The Martian benefits from Scott’s strengths – it’s beautifully shot and well worth seeing in 3D for its extraterrestrial vistas – but it also holds up as a story and as a character piece. I’ve heard before that Scott prefers not to direct his actors too much, casting them instead for what he knows they’ll bring to the parts and then getting out of their way. To mangle a line from The Martian, Matt Damon acts the shit out of the script: while his performance falls very much within the typical range of most of his roles, it’s a role that Damon excels at: astronaut Mark Watney is a smart, professional, somewhat geeky guy with a sense of humour doing his utmost not to go to pieces in an extreme situation.

The script also works well; it is smartly constructed and structured with an elegant simplicity, with Watney’s Martian grind running in parallel to the endeavours back on Earth to keep him alive until a rescue can be mounted. I’m by no means a scientist of the kind that NASA might send to space (though I could always be relied on to read Moby Dick or Huckleberry Finn to any blinded, dying astronauts), so I’m perhaps not the best to judge the film’s scientific accuracy, but The Martian always feels believable, without being slowed down by overexplanation. We get enough of an idea to understand how Watney manages to cultivate potatoes on Mars or how he produces water from fuel. (It takes no understanding of science whatsoever to appreciate the subtle humour of Matt Damon blowing himself up.) It is this fundamental credibility of the film that makes it so effective, and as a result the audience is more than willing to buy into the very few sequences where Watney owes his luck less to quality science than to the Gods of Entertainment. (I’m by no means someone for whom a happy ending is the best option by definition, but The Martian is no space-based Open Water that swaps snappy sharks for inhospitable Mars, nor should it be.)

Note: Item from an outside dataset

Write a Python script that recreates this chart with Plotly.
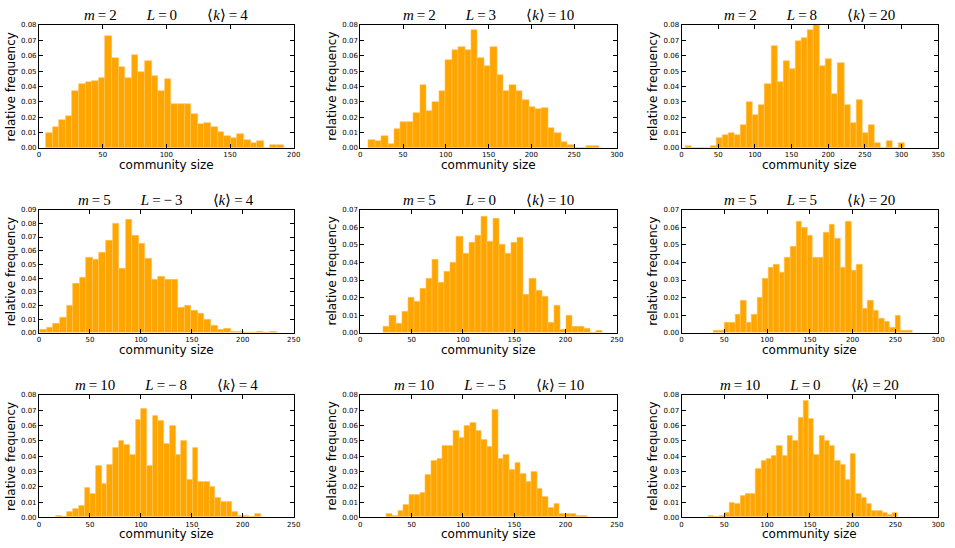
import plotly.graph_objects as go

# relative frequency per bin (36 bins each)
freq_m2_k4 = [0.0096, 0.0135, 0.018, 0.021, 0.037, 0.0413, 0.0428, 0.0436, 0.0458, 0.073,
              0.0586, 0.0526, 0.0458, 0.0607, 0.0494, 0.0563, 0.0466, 0.0368, 0.0449, 0.0287,
              0.0287, 0.0287, 0.0218, 0.0158, 0.0165, 0.0135, 0.0105, 0.0075, 0.0066, 0.009,
              0.0053, 0.003, 0.0047, 0.0, 0.0021, 0.0021]
freq_m2_k10 = [0.0053, 0.0043, 0.008, 0.0027, 0.012, 0.017, 0.017, 0.0225, 0.041, 0.024,
               0.030, 0.037, 0.057, 0.0635, 0.066, 0.0635, 0.077, 0.0585, 0.053, 0.066,
               0.0475, 0.037, 0.041, 0.037, 0.031, 0.0265, 0.025, 0.026, 0.013, 0.010,
               0.0037, 0.0021, 0.0, 0.0, 0.0011, 0.0011]
freq_m2_k20 = [0.0015, 0.0, 0.0, 0.0, 0.0015, 0.0065, 0.0083, 0.0098, 0.0083, 0.015,
               0.030, 0.0215, 0.028, 0.0415, 0.0665, 0.043, 0.0565, 0.0515, 0.0695, 0.0715,
               0.0765, 0.080, 0.053, 0.058, 0.035, 0.055, 0.028, 0.0165, 0.0315, 0.010,
               0.015, 0.0033, 0.0, 0.0048, 0.0, 0.0033]
freq_m5_k4 = [0.002, 0.0035, 0.0065, 0.011, 0.020, 0.036, 0.040, 0.055, 0.0535, 0.0585,
              0.0675, 0.080, 0.047, 0.0825, 0.071, 0.0655, 0.054, 0.0385, 0.041, 0.0385,
              0.0385, 0.0185, 0.0195, 0.016, 0.014, 0.0095, 0.005, 0.002, 0.003, 0.001,
              0.001, 0.0, 0.0, 0.001, 0.0, 0.001]
freq_m5_k10 = [0.0035, 0.0095, 0.005, 0.012, 0.020, 0.018, 0.025, 0.031, 0.0415, 0.0285,
               0.0345, 0.040, 0.0545, 0.045, 0.051, 0.0555, 0.066, 0.052, 0.065, 0.050,
               0.045, 0.051, 0.054, 0.0215, 0.031, 0.024, 0.0205, 0.006, 0.0155, 0.0018,
               0.0095, 0.0037, 0.0037, 0.0022, 0.0, 0.0011]
freq_m5_k20 = [0.0015, 0.0015, 0.006, 0.006, 0.0105, 0.0185, 0.006, 0.0105, 0.020, 0.031,
               0.037, 0.0385, 0.034, 0.043, 0.049, 0.063, 0.060, 0.0555, 0.043, 0.043,
               0.057, 0.0615, 0.0535, 0.037, 0.063, 0.0355, 0.0385, 0.014, 0.0185, 0.0125,
               0.008, 0.0065, 0.0032, 0.0095, 0.0015, 0.0015]
freq_m10_k4 = [0.001, 0.0, 0.0035, 0.0055, 0.0075, 0.019, 0.0155, 0.0335, 0.022, 0.034,
               0.0455, 0.050, 0.0475, 0.041, 0.064, 0.071, 0.0335, 0.0665, 0.063, 0.048,
               0.060, 0.041, 0.050, 0.0245, 0.0455, 0.0235, 0.0235, 0.020, 0.0125, 0.010,
               0.010, 0.0035, 0.0011, 0.0011, 0.0, 0.0022]
freq_m10_k10 = [0.002, 0.001, 0.0045, 0.008, 0.015, 0.015, 0.016, 0.0275, 0.037, 0.038,
                0.047, 0.047, 0.0565, 0.052, 0.060, 0.062, 0.0565, 0.0505, 0.046, 0.0705,
                0.038, 0.0405, 0.031, 0.0355, 0.0285, 0.023, 0.030, 0.0185, 0.0135, 0.0065,
                0.0085, 0.002, 0.002, 0.002, 0.001, 0.001]
freq_m10_k20 = [0.0011, 0.0, 0.0011, 0.0027, 0.0095, 0.0085, 0.014, 0.0155, 0.0155, 0.0315,
                0.037, 0.038, 0.040, 0.047, 0.040, 0.053, 0.050, 0.065, 0.076, 0.0645,
                0.041, 0.0535, 0.050, 0.047, 0.037, 0.0345, 0.0245, 0.0415, 0.0155, 0.0125,
                0.0085, 0.004, 0.004, 0.003, 0.0015, 0.0027]

# first bin edge and bin width (community size units)
bin_start = [5.45, 9.7, 5.9, 1.3, 22.8, 37.0, 16.8, 25.7, 31.7]
bin_width = [5.18, 7.5, 8.3, 6.44, 5.93, 6.46, 5.58, 5.43, 6.15]

m_vals = [2, 2, 2, 5, 5, 5, 10, 10, 10]
L_vals = [0, 3, 8, -3, 0, 5, -8, -5, 0]
k_vals = [4, 10, 20, 4, 10, 20, 4, 10, 20]
x_max = [200, 300, 350, 250, 250, 300, 250, 250, 300]
y_max = [0.08, 0.08, 0.08, 0.09, 0.07, 0.07, 0.08, 0.08, 0.08]

all_freq = [freq_m2_k4, freq_m2_k10, freq_m2_k20,
            freq_m5_k4, freq_m5_k10, freq_m5_k20,
            freq_m10_k4, freq_m10_k10, freq_m10_k20]

W, H = 955, 548
col_px = [(37.3, 294.5), (361.7, 620.7), (686.0, 945.0)]
row_px = [(21.3, 146.0), (208.7, 333.7), (396.7, 521.0)]

tick_font = dict(family='DejaVu Sans', size=7, color='black')
label_font = dict(family='DejaVu Sans', size=12, color='black')
title_font = dict(family='Liberation Serif', size=15, color='black')


def fmt_num(v):
    if v < 0:
        return '\u2212\u2009' + str(-v)
    return str(v)


fig = go.Figure()
annotations = []
gap = '\u00a0' * 8
for i, freq in enumerate(all_freq):
    r, c = divmod(i, 3)
    ax = '' if i == 0 else str(i + 1)
    centers = [bin_start[i] + bin_width[i] * (j + 0.5) for j in range(len(freq))]
    fig.add_trace(go.Bar(
        x=centers, y=freq, width=bin_width[i],
        marker=dict(color='#ffa500', line=dict(color='#ffc457', width=0.6)),
        xaxis='x' + ax, yaxis='y' + ax, showlegend=False, hoverinfo='skip'))

    axis_style = dict(showline=True, linecolor='black', linewidth=1, mirror='allticks',
                      ticks='inside', ticklen=4, tickwidth=1, tickcolor='black',
                      showgrid=False, zeroline=False, tickfont=tick_font, fixedrange=True)
    x0, x1 = col_px[c]
    y0, y1 = row_px[r]
    fig.layout['xaxis' + ax] = dict(axis_style, domain=[x0 / W, x1 / W], range=[0, x_max[i]],
                                    dtick=50, tick0=0, anchor='y' + ax)
    fig.layout['yaxis' + ax] = dict(axis_style, domain=[1 - y1 / H, 1 - y0 / H],
                                    range=[0, y_max[i]], dtick=0.01, tick0=0,
                                    tickformat='.2f', anchor='x' + ax)

    title = ('<i>m</i>\u2009=\u2009%s%s<i>L</i>\u2009=\u2009%s%s\u27e8<i>k</i>\u27e9\u2009=\u2009%s'
             % (m_vals[i], gap, fmt_num(L_vals[i]), gap, k_vals[i]))
    annotations.append(dict(text=title, xref='x%s domain' % ax, yref='y%s domain' % ax,
                            x=0.5, y=1, xanchor='center', yanchor='bottom', yshift=0,
                            showarrow=False, font=title_font))
    annotations.append(dict(text='community size', xref='x%s domain' % ax, yref='y%s domain' % ax,
                            x=0.5, y=0, xanchor='center', yanchor='middle', yshift=-17,
                            showarrow=False, font=label_font))
    annotations.append(dict(text='relative frequency', xref='x%s domain' % ax, yref='y%s domain' % ax,
                            x=0, y=0.5, xanchor='center', yanchor='middle', xshift=-28,
                            textangle=-90, showarrow=False, font=label_font))

fig.update_layout(width=W, height=H, margin=dict(l=0, r=0, t=0, b=0),
                  paper_bgcolor='white', plot_bgcolor='white',
                  annotations=annotations, bargap=0)
# the page body has a default 8px margin; drop it so the figure fills the window
fig.write_html('out.html', config={'displayModeBar': False},
               post_script="document.body.style.margin='0';")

Will The Martian join Scott’s iconic classics, Alien and Blade Runner, in the sci-fi pantheon? I don’t think so; it’s a film that does admirably what it sets out to do, and it’s a fantastic example of craftsmanship on all levels, but it lacks something extra. Blade Runner created a future cityscape so compelling, all cyberpunk dystopias aspire to look like it, and its characters functioned both on a human and a near-mythological level. Alien has its lived-in future and two of the most frightening monsters we could ever imagine to be waiting in our closet in Giger’s elegant, sexualised nightmare and in Ian Holm’s chilling android. The Martian is the kind of film that will create future generations of science nerds truly excited about their vocation, but it works primarily on one level. On that particular level, though, there’s no doubt that Scott movies the shit out of it.